Here I assumed that you would step through each letter of t1 and if its a letter in t2 then delete from t2 and move to next letter of t1.

t1 <- "This is a test. Weather is fine"
t2 <- "This text is a test. This wuither is fine. This blabalba That "
library(tidyverse)
delete_a_from_b <- function(a,b){
  a_as_list <- str_remove_all(a," ") %>% 
    str_split(boundary("character")) %>% unlist
  b_n <- nchar(b)
  b_as_list <- str_remove_all(b," ") %>% 
    str_split(boundary("character")) %>% unlist
  previous_j <-1
  for(i in 1:length(a_as_list))
  {
    if(previous_j > length(b_as_list)) 
      break
    for (j in previous_j:length(b_as_list)){
      
      if(a_as_list[[i]]==b_as_list[[j]]){
        b_as_list[[j]] <- ""
        previous_j <- j+1
        break
      }
    }
  }

  print(paste0(b_as_list,collapse = ""))
  paste0(b_as_list,collapse = "")
}

t3 <- delete_a_from_b(t1,t2)

Shmi · March 31, 2020, 8:53am

I am open to different functions.

alfred0809 · March 31, 2020, 3:57pm

I could add a second cell that finishes the rest of the substitutions--using the output from the first formula as a starting point--but I feel like there's a more elegant solution to this sort of thing that doesn't rely on dozens of SUBSTITUTE functions. VidMate APK Download Momix

cderv · April 1, 2020, 6:40am

If you tokenize your sentence as words then get the difference, it would result in the desired output

t1 <- c("this", "is", "a", "test.") 
t2 <- c("this", "text", "is", "a")

# not common word
setdiff(tolower(t2), tolower(t1))
#> [1] "text"

Did I missed something ?

Shmi · April 1, 2020, 2:39pm

@cderv, nope you didn't. So I tried decluttering the sentence to words and applied setdiff. Everything worked perfectly well expect for the second sentence (from the orignal post).
t1<- lapply(t1,tolower)
t2<- lapply(t2,tolower)
y1<-setdiff(str_split(t2,"\s")[[1]],str_split(t1,"\s")[[1]])

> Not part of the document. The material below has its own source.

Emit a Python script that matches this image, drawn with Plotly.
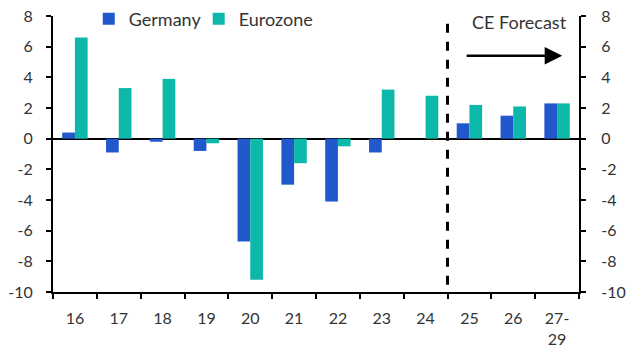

#>[1] "text" "wuither" "this" "blabalba" "that"

missing word "this" from the second sentence did not appear in the output.
Would it be more efficient if I setdiff by comparing each sentences rather than all like what I am doing, since the code is missing out some words however that might slow down when comparing a huge text?

Shmi · April 1, 2020, 2:42pm

Thank you @nirgrahamuk for the insights. It did help on what levels I should be thinking and explaining my questions.

cderv · April 1, 2020, 7:33pm

"This" is in t1 and t2 in your example, so it get filtered out I guess. But yes you're right I missed something. setdiff will only filtered out from the first vector.

setdiff(c("a", "b"), c("b", "c"))
#> [1] "a"

So it may not be what you want or you need to run it with both sides.
Something like that

t1 <- "This is a test. Weather is fine"
t2 <- "This text is a test. This wuither is fine. This blabalba That "

t1 <- lapply(t1,tolower)
t2 <- lapply(t2,tolower)

s1 <- stringr::str_split(t1, stringr::boundary("word"))[[1]]
s2 <- stringr::str_split(t2, stringr::boundary("word"))[[1]]

purrr::flatten_chr(
  purrr::map2(list(s1, s2), list(s2, s1), setdiff)
)
#> [1] "weather"  "text"     "wuither"  "blabalba" "that"

system · April 22, 2020, 7:39pm

This topic was automatically closed 21 days after the last reply. New replies are no longer allowed.